▸ WHAT THE TASK ASKS: Quote the whole listing exactly. Leave the pictures out of your copy.

▸ DATASET EXTRACT:
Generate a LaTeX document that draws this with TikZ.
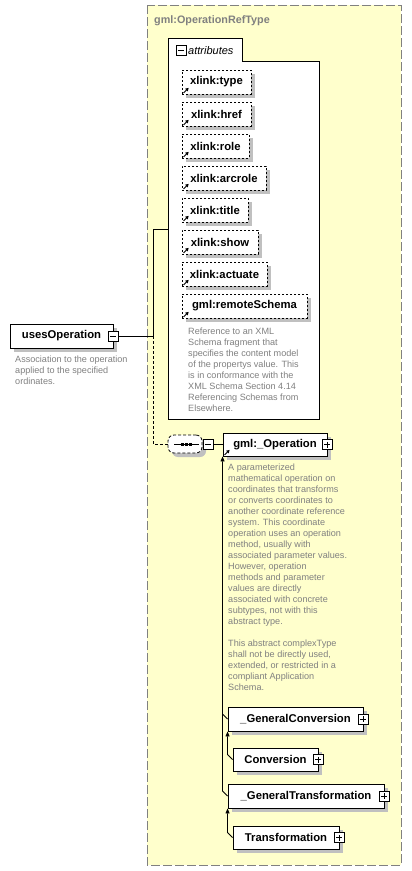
\documentclass[tikz,border=0pt]{standalone}
\usepackage{fontspec}
\setmainfont{Liberation Sans}
\usetikzlibrary{shadows,arrows.meta}
\definecolor{bgyellow}{RGB}{255,255,204}
\definecolor{txtgray}{RGB}{128,128,128}
\definecolor{shgray}{RGB}{192,192,192}
\newcommand\lnkglyph[1]{\draw[line width=1pt,-{Triangle[width=3.5pt,length=3pt]}] ([shift={(2pt,1.5pt)}]#1.south west) -- ++(5pt,5pt);}
\begin{document}
\begin{tikzpicture}[x=1pt,y=-1pt,
 shad/.style={general shadow={shadow xshift=4pt,shadow yshift=-4pt,fill=shgray}},
 elem/.style={draw,fill=white,line width=0.9pt,minimum height=24pt,inner sep=0pt,font=\fontsize{11.3}{13}\selectfont\bfseries,shad},
 attr/.style={elem,dash pattern=on 2pt off 2pt,line width=0.8pt},
 desc/.style={anchor=north west,inner sep=0pt,align=left,text=txtgray,font=\fontsize{9.1}{11}\selectfont},
 pmbox/.style={draw,fill=white,minimum size=10pt,inner sep=0pt,line width=0.7pt},
 minusbox/.style={pmbox,path picture={\draw[line width=0.7pt] ([xshift=2pt]path picture bounding box.west) -- ([xshift=-2pt]path picture bounding box.east);}},
 plusbox/.style={pmbox,path picture={\draw[line width=0.7pt] ([xshift=2pt]path picture bounding box.west) -- ([xshift=-2pt]path picture bounding box.east) ([yshift=-2pt]path picture bounding box.north) -- ([yshift=2pt]path picture bounding box.south);}},
 conn/.style={line width=0.8pt},
 inh/.style={line width=0.8pt,-{Triangle[width=4pt,length=5pt]}},
]
\useasboundingbox (0,0) rectangle (412,871);
% outer complex type box
\draw[dash pattern=on 9pt off 3pt,draw=txtgray,fill=bgyellow,line width=1pt] (147,5) rectangle (401,865);
\node[anchor=base west,inner sep=0pt,text=txtgray,font=\fontsize{10.8}{13}\selectfont\bfseries] (title) at (154,23) {gml:OperationRefType};
% attributes group
\draw[fill=white,line width=0.9pt] (168,38) -- (242,38) -- (242,61) -- (319,61) -- (319,419) -- (168,419) -- cycle;
\node[minusbox] (attrm) at (181,50) {};
\node[anchor=base west,inner sep=0pt,font=\fontsize{11}{13}\selectfont\itshape] (attrt) at (188,54) {attributes};
\coordinate (attrL) at (168,229);
\node[attr,minimum width=69pt] (a1) at (216.5,82) {xlink:type};
\node[attr,minimum width=69pt] (a2) at (216.5,114) {xlink:href};
\node[attr,minimum width=67pt] (a3) at (215.5,146) {xlink:role};
\node[attr,minimum width=84pt] (a4) at (224,178) {xlink:arcrole};
\node[attr,minimum width=66pt] (a5) at (215,210) {xlink:title};
\node[attr,minimum width=76pt] (a6) at (220,242) {xlink:show};
\node[attr,minimum width=85pt] (a7) at (224.5,274) {xlink:actuate};
\node[attr,minimum width=125pt] (a8) at (244.5,306) {gml:remoteSchema};
\foreach \n in {a1,a2,a3,a4,a5,a6,a7,a8} {\lnkglyph{\n}}
\node[desc] (a8d) at (188,328) {Reference to an XML\\Schema fragment that\\specifies the content model\\of the propertys value. This\\is in conformance with the\\XML Schema Section 4.14\\Referencing Schemas from\\Elsewhere.};
% usesOperation
\node[elem,minimum width=103pt] (uses) at (61.5,336) {usesOperation};
\node[minusbox] (um) at (uses.east) {};
\node[desc] (usesd) at (15,356) {Association to the operation\\applied to the specified\\ordinates.};
\coordinate (junction) at (153,336);
\draw[conn] (um.east) -- (junction) |- (attrL);
% sequence
\node[draw,fill=white,dash pattern=on 3pt off 2pt,line width=0.8pt,rounded corners=6pt,minimum width=34pt,minimum height=18pt,shad] (seq) at (185,444) {};
\draw[line width=1pt] (174,444) -- (199,444);
\foreach \xx in {182,186,190} {\fill ([shift={(-1.5pt,-1.5pt)}]\xx,444) rectangle ++(3pt,3pt);}
\draw[conn,dash pattern=on 3pt off 2pt] (junction) |- (seq.west);
\node[pmbox,minimum size=9pt,minusbox] (seqm) at (208,444.5) {};
% gml:_Operation
\node[elem,minimum width=104pt,minimum height=23pt] (op) at (275,444.5) {gml:\_Operation};
\node[plusbox] (opp) at (op.east) {};
\lnkglyph{op}
\draw[conn] (seqm.east) -- (op.west);
\node[desc] (opd) at (228,464) {A parameterized\\mathematical operation on\\coordinates that transforms\\or converts coordinates to\\another coordinate reference\\system. This coordinate\\operation uses an operation\\method, usually with\\associated parameter values.\\However, operation\\methods and parameter\\values are directly\\associated with concrete\\subtypes, not with this\\abstract type.\\[11pt]This abstract complexType\\shall not be directly used,\\extended, or restricted in a\\compliant Application\\Schema.};
% derived types
\node[elem,minimum width=135pt] (gc) at (295.5,719) {\_GeneralConversion};
\node[plusbox] (gcp) at (gc.east) {};
\node[elem,minimum width=85pt,minimum height=23pt] (conv) at (275.5,759.5) {Conversion};
\node[plusbox] (convp) at (conv.east) {};
\node[elem,minimum width=156pt] (gt) at (306,796) {\_GeneralTransformation};
\node[plusbox] (gtp) at (gt.east) {};
\node[elem,minimum width=106pt,minimum height=23pt] (tr) at (286,837.5) {Transformation};
\node[plusbox] (trp) at (tr.east) {};
\draw[inh] (gt.west) -- ++(-5,-5) -- (op.south west);
\draw[conn] (gc.west) -- ++(-5,-5);
\draw[inh] (conv.west) -- ++(-5,-5) -- (gc.south west);
\draw[inh] (tr.west) -- ++(-5,-5) -- (gt.south west);
\end{tikzpicture}
\end{document}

▸ ANSWER IN FULL:
Generate a LaTeX document that draws this with TikZ.
\documentclass[tikz,border=0pt]{standalone}
\usepackage{fontspec}
\setmainfont{Liberation Sans}
\usetikzlibrary{shadows,arrows.meta}
\definecolor{bgyellow}{RGB}{255,255,204}
\definecolor{txtgray}{RGB}{128,128,128}
\definecolor{shgray}{RGB}{192,192,192}
\newcommand\lnkglyph[1]{\draw[line width=1pt,-{Triangle[width=3.5pt,length=3pt]}] ([shift={(2pt,1.5pt)}]#1.south west) -- ++(5pt,5pt);}
\begin{document}
\begin{tikzpicture}[x=1pt,y=-1pt,
 shad/.style={general shadow={shadow xshift=4pt,shadow yshift=-4pt,fill=shgray}},
 elem/.style={draw,fill=white,line width=0.9pt,minimum height=24pt,inner sep=0pt,font=\fontsize{11.3}{13}\selectfont\bfseries,shad},
 attr/.style={elem,dash pattern=on 2pt off 2pt,line width=0.8pt},
 desc/.style={anchor=north west,inner sep=0pt,align=left,text=txtgray,font=\fontsize{9.1}{11}\selectfont},
 pmbox/.style={draw,fill=white,minimum size=10pt,inner sep=0pt,line width=0.7pt},
 minusbox/.style={pmbox,path picture={\draw[line width=0.7pt] ([xshift=2pt]path picture bounding box.west) -- ([xshift=-2pt]path picture bounding box.east);}},
 plusbox/.style={pmbox,path picture={\draw[line width=0.7pt] ([xshift=2pt]path picture bounding box.west) -- ([xshift=-2pt]path picture bounding box.east) ([yshift=-2pt]path picture bounding box.north) -- ([yshift=2pt]path picture bounding box.south);}},
 conn/.style={line width=0.8pt},
 inh/.style={line width=0.8pt,-{Triangle[width=4pt,length=5pt]}},
]
\useasboundingbox (0,0) rectangle (412,871);
% outer complex type box
\draw[dash pattern=on 9pt off 3pt,draw=txtgray,fill=bgyellow,line width=1pt] (147,5) rectangle (401,865);
\node[anchor=base west,inner sep=0pt,text=txtgray,font=\fontsize{10.8}{13}\selectfont\bfseries] (title) at (154,23) {gml:OperationRefType};
% attributes group
\draw[fill=white,line width=0.9pt] (168,38) -- (242,38) -- (242,61) -- (319,61) -- (319,419) -- (168,419) -- cycle;
\node[minusbox] (attrm) at (181,50) {};
\node[anchor=base west,inner sep=0pt,font=\fontsize{11}{13}\selectfont\itshape] (attrt) at (188,54) {attributes};
\coordinate (attrL) at (168,229);
\node[attr,minimum width=69pt] (a1) at (216.5,82) {xlink:type};
\node[attr,minimum width=69pt] (a2) at (216.5,114) {xlink:href};
\node[attr,minimum width=67pt] (a3) at (215.5,146) {xlink:role};
\node[attr,minimum width=84pt] (a4) at (224,178) {xlink:arcrole};
\node[attr,minimum width=66pt] (a5) at (215,210) {xlink:title};
\node[attr,minimum width=76pt] (a6) at (220,242) {xlink:show};
\node[attr,minimum width=85pt] (a7) at (224.5,274) {xlink:actuate};
\node[attr,minimum width=125pt] (a8) at (244.5,306) {gml:remoteSchema};
\foreach \n in {a1,a2,a3,a4,a5,a6,a7,a8} {\lnkglyph{\n}}
\node[desc] (a8d) at (188,328) {Reference to an XML\\Schema fragment that\\specifies the content model\\of the propertys value. This\\is in conformance with the\\XML Schema Section 4.14\\Referencing Schemas from\\Elsewhere.};
% usesOperation
\node[elem,minimum width=103pt] (uses) at (61.5,336) {usesOperation};
\node[minusbox] (um) at (uses.east) {};
\node[desc] (usesd) at (15,356) {Association to the operation\\applied to the specified\\ordinates.};
\coordinate (junction) at (153,336);
\draw[conn] (um.east) -- (junction) |- (attrL);
% sequence
\node[draw,fill=white,dash pattern=on 3pt off 2pt,line width=0.8pt,rounded corners=6pt,minimum width=34pt,minimum height=18pt,shad] (seq) at (185,444) {};
\draw[line width=1pt] (174,444) -- (199,444);
\foreach \xx in {182,186,190} {\fill ([shift={(-1.5pt,-1.5pt)}]\xx,444) rectangle ++(3pt,3pt);}
\draw[conn,dash pattern=on 3pt off 2pt] (junction) |- (seq.west);
\node[pmbox,minimum size=9pt,minusbox] (seqm) at (208,444.5) {};
% gml:_Operation
\node[elem,minimum width=104pt,minimum height=23pt] (op) at (275,444.5) {gml:\_Operation};
\node[plusbox] (opp) at (op.east) {};
\lnkglyph{op}
\draw[conn] (seqm.east) -- (op.west);
\node[desc] (opd) at (228,464) {A parameterized\\mathematical operation on\\coordinates that transforms\\or converts coordinates to\\another coordinate reference\\system. This coordinate\\operation uses an operation\\method, usually with\\associated parameter values.\\However, operation\\methods and parameter\\values are directly\\associated with concrete\\subtypes, not with this\\abstract type.\\[11pt]This abstract complexType\\shall not be directly used,\\extended, or restricted in a\\compliant Application\\Schema.};
% derived types
\node[elem,minimum width=135pt] (gc) at (295.5,719) {\_GeneralConversion};
\node[plusbox] (gcp) at (gc.east) {};
\node[elem,minimum width=85pt,minimum height=23pt] (conv) at (275.5,759.5) {Conversion};
\node[plusbox] (convp) at (conv.east) {};
\node[elem,minimum width=156pt] (gt) at (306,796) {\_GeneralTransformation};
\node[plusbox] (gtp) at (gt.east) {};
\node[elem,minimum width=106pt,minimum height=23pt] (tr) at (286,837.5) {Transformation};
\node[plusbox] (trp) at (tr.east) {};
\draw[inh] (gt.west) -- ++(-5,-5) -- (op.south west);
\draw[conn] (gc.west) -- ++(-5,-5);
\draw[inh] (conv.west) -- ++(-5,-5) -- (gc.south west);
\draw[inh] (tr.west) -- ++(-5,-5) -- (gt.south west);
\end{tikzpicture}
\end{document}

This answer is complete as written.